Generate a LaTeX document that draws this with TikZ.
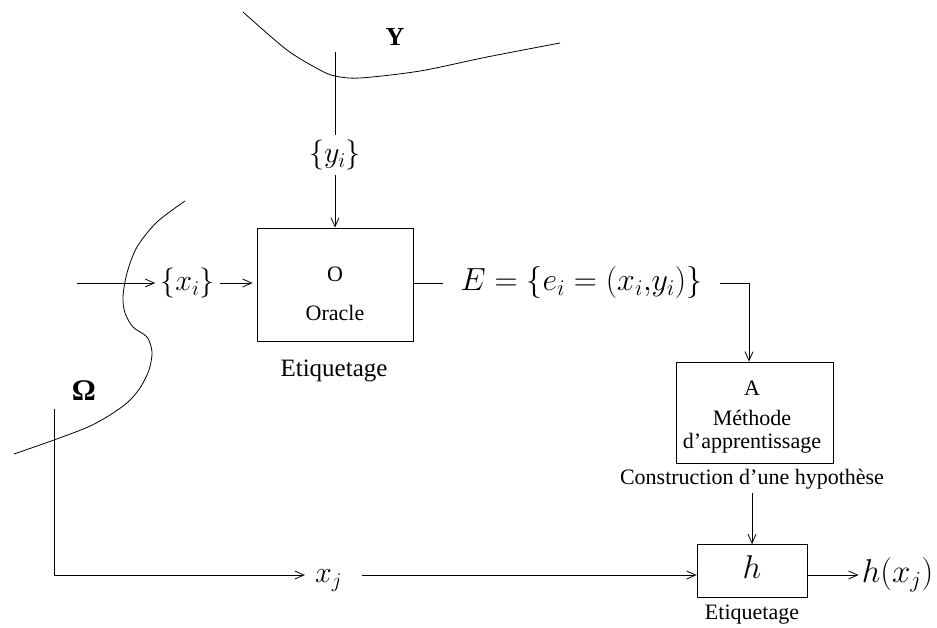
\RequirePackage{fix-cm}
\documentclass[tikz,border=0pt]{standalone}
\usepackage[no-math]{fontspec}
\setmainfont{Liberation Serif}
\usetikzlibrary{arrows.meta}
\begin{document}
\begin{tikzpicture}[x=1pt,y=-1pt,
  ln/.style={line width=0.8pt},
  arr/.style={ln,-{Straight Barb[length=9pt,width=8pt]}},
  box/.style={draw,line width=0.8pt,inner sep=0pt},
  mth/.style={inner ysep=0pt,inner xsep=0pt,text height=22.5pt,text depth=7.5pt,font=\fontsize{30}{36}\selectfont},
  lbl/.style={inner sep=0pt,anchor=base,font=\fontsize{22}{26}\selectfont},
]
\useasboundingbox (0,0) rectangle (937,627);

% boundary curves
\draw[ln] plot[smooth] coordinates {(243,12) (287,50) (320,70) (335,76) (360,78) (420,71) (487,57) (560,43)};
\draw[ln] plot[smooth] coordinates {(185,201) (157,222) (137,247) (127,273) (123,297) (125,313) (133,327) (147,337) (152,352) (149,370) (140,388) (128,402) (110,415) (88,427) (54,440) (14,454)};

% labels of sets
\node[lbl,font=\fontsize{26}{30}\selectfont\bfseries] (Y) at (395,45) {Y};
\node[lbl,font=\fontsize{30}{34}\selectfont\bfseries] (omega) at (84,400) {Ω};

% Oracle box
\node[box,minimum width=156pt,minimum height=113pt] (oracle) at (335,284.5) {};
\node[lbl] (otxt) at (335,281) {O};
\node[lbl] (oracletxt) at (335,320) {Oracle};
\node[lbl,font=\fontsize{25}{30}\selectfont] (et1) at (334,376) {Etiquetage};

% y_i input
\coordinate (ytop) at (335,52);
\node[mth,inner ysep=5pt] (yi) at (335,155) {$\{y_i\}$};
\draw[ln] (ytop) -- (yi.north);
\draw[arr] (yi.south) -- (oracle.north);

% x_i input
\coordinate (xin) at (77,283);
\node[mth,inner xsep=5pt] (xi) at (187.5,283) {$\{x_i\}$};
\draw[arr] (xin) -- (xi.west);
\draw[arr,shorten >=4pt] (xi.east) -- (xi.east -| oracle.west);

% E
\node[mth,inner xsep=17pt,font=\fontsize{32}{38}\selectfont] (E) at (581.5,283) {$E=\{e_i=(x_i{,}y_i)\}$};
\draw[ln] (oracle.east |- E.west) -- (E.west);

% A box
\node[box,minimum width=157pt,minimum height=101pt] (A) at (754.5,412.5) {};
\node[lbl] (atxt) at (752,395) {A};
\node[lbl] (meth) at (752,425) {Méthode};
\node[lbl] (appr) at (752,448) {d’apprentissage};
\node[lbl] (constr) at (752,484) {Construction d’une hypothèse};
\draw[arr] (E.east) -| ([xshift=-5.5pt]A.north);

% h box
\node[box,mth,font=\fontsize{33}{38}\selectfont,minimum width=110pt,minimum height=53pt] (hbox) at (752,571) {$h$};
\node[lbl] (et2) at (752,619) {Etiquetage};
\draw[arr,shorten <=4pt] (constr.south -| hbox.north) -- (hbox.north);

% x_j path
\coordinate (om) at (54,409);
\node[mth] (xj) at (328.5,575) {$x_j$};
\draw[arr,shorten >=10pt] (om) |- (xj.west);
\draw[arr] ([xshift=20pt]xj.east) -- (xj.east -| hbox.west);

% output
\node[mth,inner xsep=3pt,font=\fontsize{33}{38}\selectfont] (hx) at (897.5,575) {$h(x_j)$};
\draw[arr] (hbox.east |- hx.west) -- (hx.west);
\end{tikzpicture}
\end{document}
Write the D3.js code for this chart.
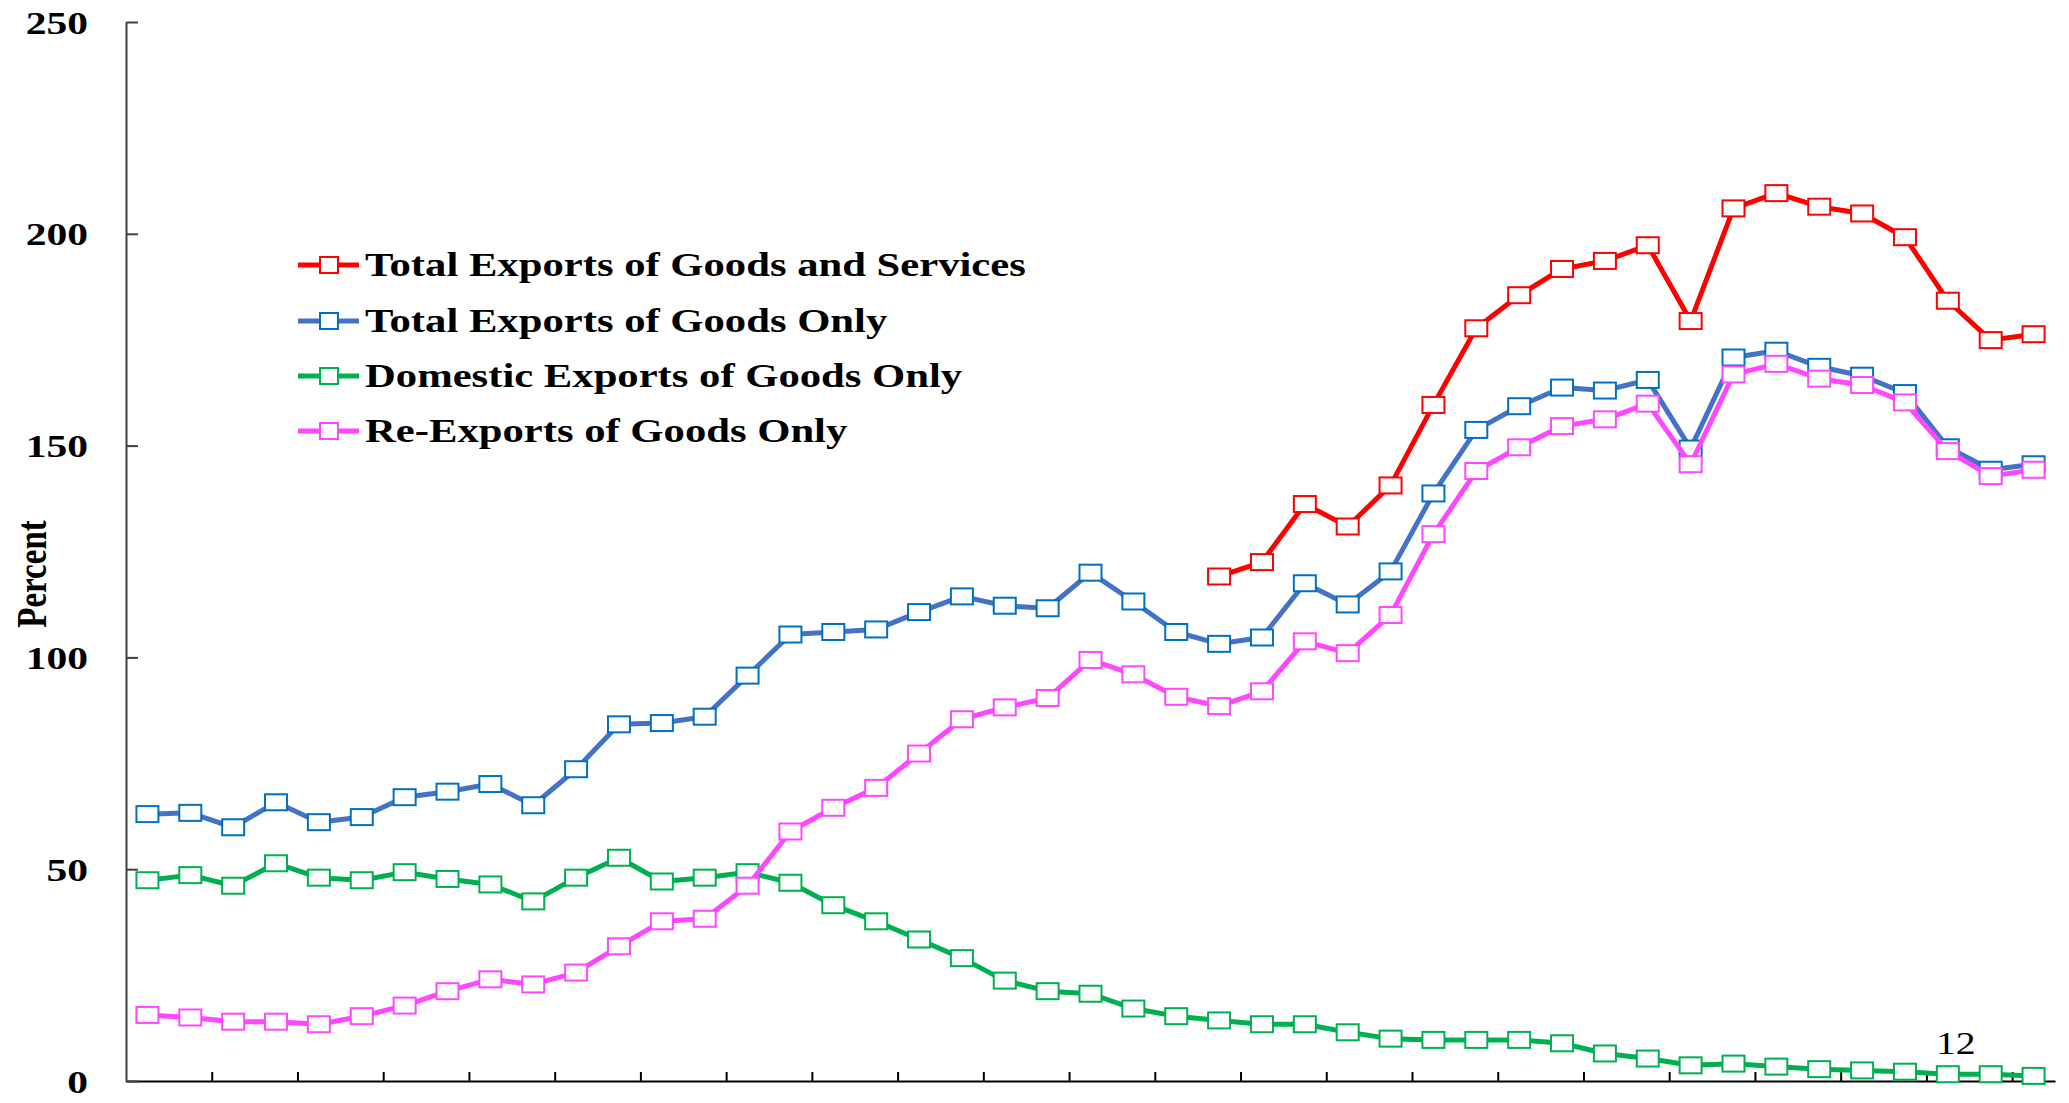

§ Directive
Scan the material above for the word "this". Copy each line where it occurs.

§ Exercise solution
Generate a LaTeX document that draws this with TikZ.
Write the D3.js code for this chart.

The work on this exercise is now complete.